### [PROBLEM REQUIREMENTS]
Find the word "React" in the listing; pull out each line holding it.

— start DATA LINES —

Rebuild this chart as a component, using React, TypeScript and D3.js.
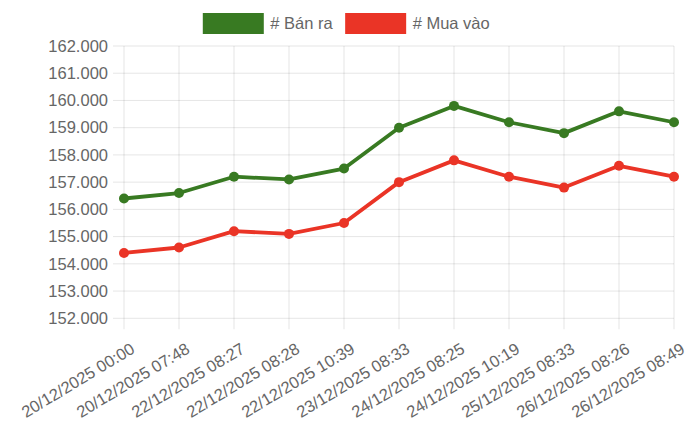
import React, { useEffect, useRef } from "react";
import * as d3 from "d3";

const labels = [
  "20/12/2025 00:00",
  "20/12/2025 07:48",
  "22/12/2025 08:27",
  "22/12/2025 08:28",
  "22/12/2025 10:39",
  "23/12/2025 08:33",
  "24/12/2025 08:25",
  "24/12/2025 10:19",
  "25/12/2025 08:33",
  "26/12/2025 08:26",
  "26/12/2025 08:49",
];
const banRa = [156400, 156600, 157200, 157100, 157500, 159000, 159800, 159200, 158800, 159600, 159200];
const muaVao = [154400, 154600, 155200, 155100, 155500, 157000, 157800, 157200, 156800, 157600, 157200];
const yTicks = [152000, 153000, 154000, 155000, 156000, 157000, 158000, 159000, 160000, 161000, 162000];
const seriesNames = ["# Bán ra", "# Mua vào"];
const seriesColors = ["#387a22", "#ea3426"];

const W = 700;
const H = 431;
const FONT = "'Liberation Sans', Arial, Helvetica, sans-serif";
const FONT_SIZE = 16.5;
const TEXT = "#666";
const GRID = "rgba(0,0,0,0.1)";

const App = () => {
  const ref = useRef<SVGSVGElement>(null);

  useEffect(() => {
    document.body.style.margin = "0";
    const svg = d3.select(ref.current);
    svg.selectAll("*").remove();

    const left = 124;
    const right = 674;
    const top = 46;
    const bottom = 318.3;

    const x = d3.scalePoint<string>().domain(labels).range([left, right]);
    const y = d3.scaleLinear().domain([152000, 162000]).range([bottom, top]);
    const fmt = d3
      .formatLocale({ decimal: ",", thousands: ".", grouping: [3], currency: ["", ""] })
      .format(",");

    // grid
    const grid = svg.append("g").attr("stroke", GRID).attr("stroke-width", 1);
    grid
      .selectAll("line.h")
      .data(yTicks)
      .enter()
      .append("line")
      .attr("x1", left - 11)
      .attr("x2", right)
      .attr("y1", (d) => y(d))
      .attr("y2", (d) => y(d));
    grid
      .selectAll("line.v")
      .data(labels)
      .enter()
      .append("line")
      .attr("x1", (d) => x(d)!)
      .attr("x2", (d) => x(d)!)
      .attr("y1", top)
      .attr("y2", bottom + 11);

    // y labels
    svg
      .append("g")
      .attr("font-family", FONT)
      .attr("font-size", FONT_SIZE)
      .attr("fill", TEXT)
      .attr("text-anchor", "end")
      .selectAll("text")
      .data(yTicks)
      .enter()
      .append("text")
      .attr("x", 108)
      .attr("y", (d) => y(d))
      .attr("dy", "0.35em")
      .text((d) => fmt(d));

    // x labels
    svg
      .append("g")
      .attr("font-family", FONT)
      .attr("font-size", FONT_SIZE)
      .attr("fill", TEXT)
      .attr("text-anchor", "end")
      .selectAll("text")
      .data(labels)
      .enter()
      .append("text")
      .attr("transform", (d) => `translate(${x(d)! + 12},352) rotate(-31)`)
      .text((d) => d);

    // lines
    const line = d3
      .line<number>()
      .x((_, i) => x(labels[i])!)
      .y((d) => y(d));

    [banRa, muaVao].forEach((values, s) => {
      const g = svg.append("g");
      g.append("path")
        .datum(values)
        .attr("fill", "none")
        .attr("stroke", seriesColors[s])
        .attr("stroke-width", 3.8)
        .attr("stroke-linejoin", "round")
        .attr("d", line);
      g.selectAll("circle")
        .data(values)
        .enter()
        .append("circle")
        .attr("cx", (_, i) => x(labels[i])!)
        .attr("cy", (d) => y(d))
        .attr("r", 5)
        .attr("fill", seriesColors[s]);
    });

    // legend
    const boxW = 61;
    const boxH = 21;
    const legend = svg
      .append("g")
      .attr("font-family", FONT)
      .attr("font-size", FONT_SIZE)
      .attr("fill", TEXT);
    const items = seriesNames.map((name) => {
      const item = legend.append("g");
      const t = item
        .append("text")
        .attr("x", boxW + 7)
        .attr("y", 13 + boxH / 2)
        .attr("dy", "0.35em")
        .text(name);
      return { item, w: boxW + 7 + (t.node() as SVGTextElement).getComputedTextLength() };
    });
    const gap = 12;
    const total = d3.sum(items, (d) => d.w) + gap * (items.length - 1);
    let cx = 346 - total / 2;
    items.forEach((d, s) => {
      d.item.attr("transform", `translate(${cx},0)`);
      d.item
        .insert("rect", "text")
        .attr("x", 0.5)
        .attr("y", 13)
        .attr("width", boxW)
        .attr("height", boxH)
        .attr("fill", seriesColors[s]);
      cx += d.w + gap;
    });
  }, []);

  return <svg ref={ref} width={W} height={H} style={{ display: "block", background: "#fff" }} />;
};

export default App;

— end DATA LINES —

### [RESULT BELOW]
Rebuild this chart as a component, using React, TypeScript and D3.js.
import React, { useEffect, useRef } from "react";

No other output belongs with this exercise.